| First Author | Gilbert G | Year | 2017 |
| Journal | Biochem Pharmacol | Volume | 138 |
| Pages | 61-72 | PubMed ID | 28438566 |
| Mgi Jnum | J:252561 | Mgi Id | MGI:6107386 |
| Doi | 10.1016/j.bcp.2017.04.021 | Citation | Gilbert G, et al. (2017) T-type voltage gated calcium channels are involved in endothelium-dependent relaxation of mice pulmonary artery. Biochem Pharmacol 138:61-72 |
| abstractText | In pulmonary arterial endothelial cells, Ca(2+) channels and intracellular Ca(2+) concentration ([Ca(2+)]i) control the release of vasorelaxant factors such as nitric oxide and are involved in the regulation of pulmonary arterial blood pressure.
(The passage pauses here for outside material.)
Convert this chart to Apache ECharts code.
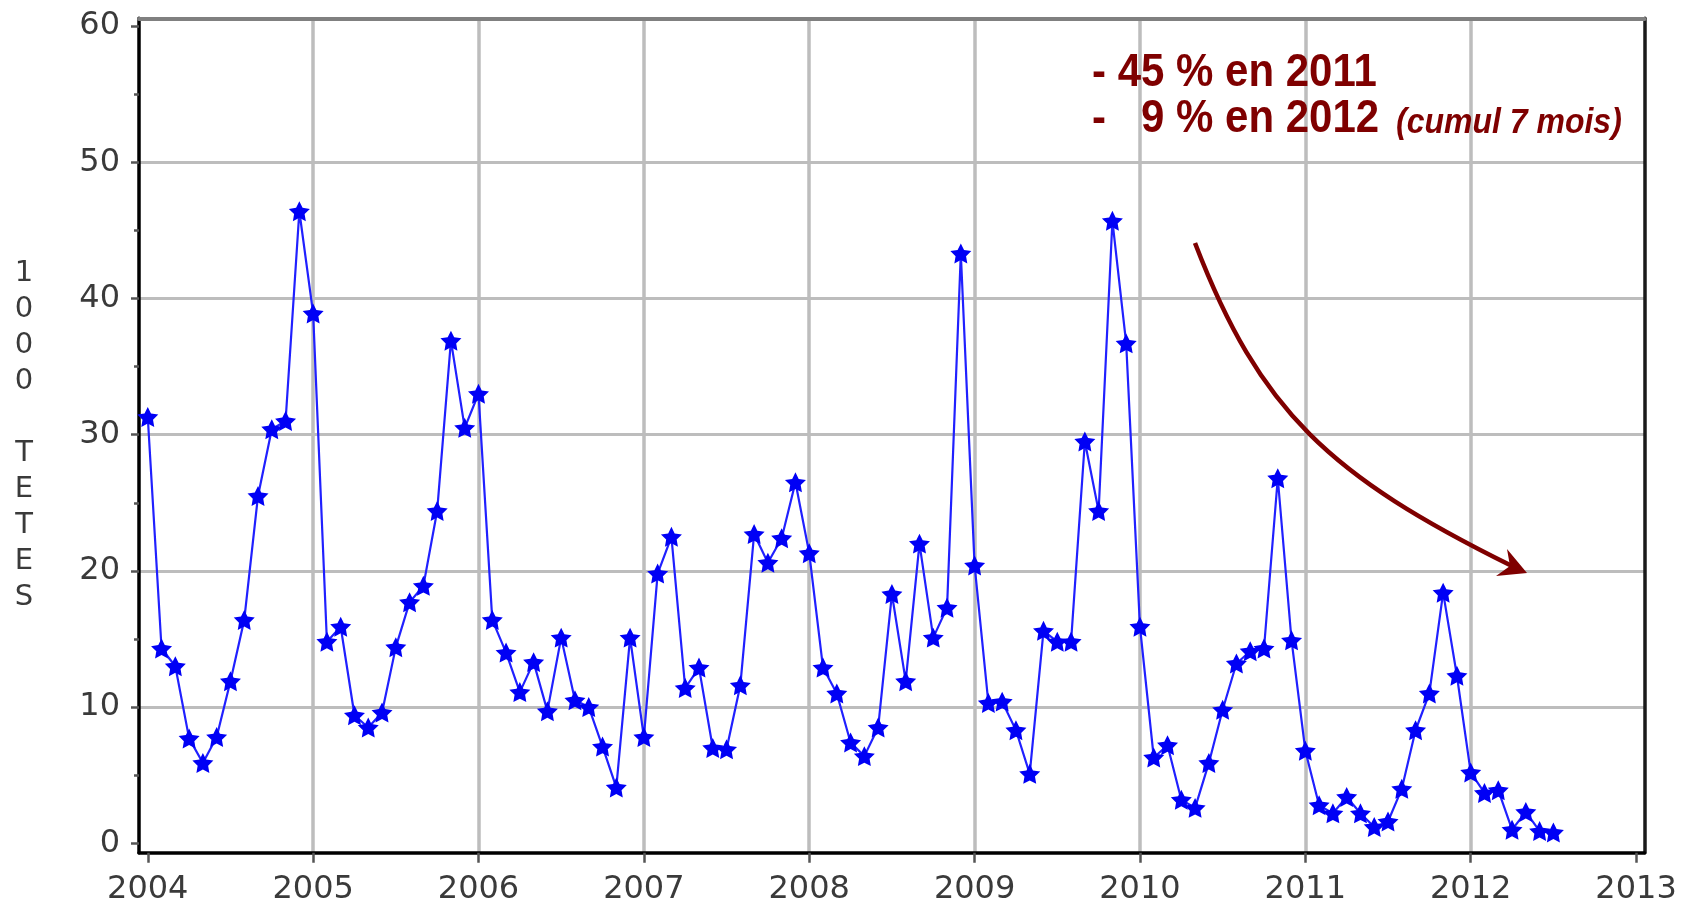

The present study was undertaken to investigate the implication of T-type voltage-gated Ca(2+) channels (T-VGCCs, Cav3.1 channel) in the endothelium-dependent relaxation of intrapulmonary arteries. Relaxation was quantified by means of a myograph in wild type and Cav3.1(-/-) mice. Endothelial [Ca(2+)]i and NO production were measured, on whole vessels, with the fluo-4 and DAF-fm probes. Acetylcholine (ACh) induced a nitric oxide- and endothelium-dependent relaxation that was significantly reduced in pulmonary arteries from Cav3.1(-/-) compared to wild type mice as well as in the presence of T-VGCC inhibitors (NNC 55-0396 or mibefradil). ACh also increased endothelial [Ca(2+)]i and NO production that were both reduced in Cav3.1(-/-) compared to wild type mice or in the presence of T-VGCC inhibitors. Immunofluorescence labeling revealed the presence of Cav3.1 channels in endothelial cells that co-localized with endothelial nitric oxide synthase in arteries from wild type mice. TRPV4-, beta2 adrenergic- and nitric oxide donors (SNP)-mediated relaxation were not altered in Cav3.1(-/-) compared to wild type mice. Finally, in chronically hypoxic mice, a model of pulmonary hypertension, ACh relaxation was reduced but still depended on Cav3.1 channels activity. The present study thus demonstrates that T-VGCCs, mainly Cav3.1 channel, contribute to intrapulmonary vascular reactivity in mice by controlling endothelial [Ca(2+)]i and ACh-mediated relaxation. |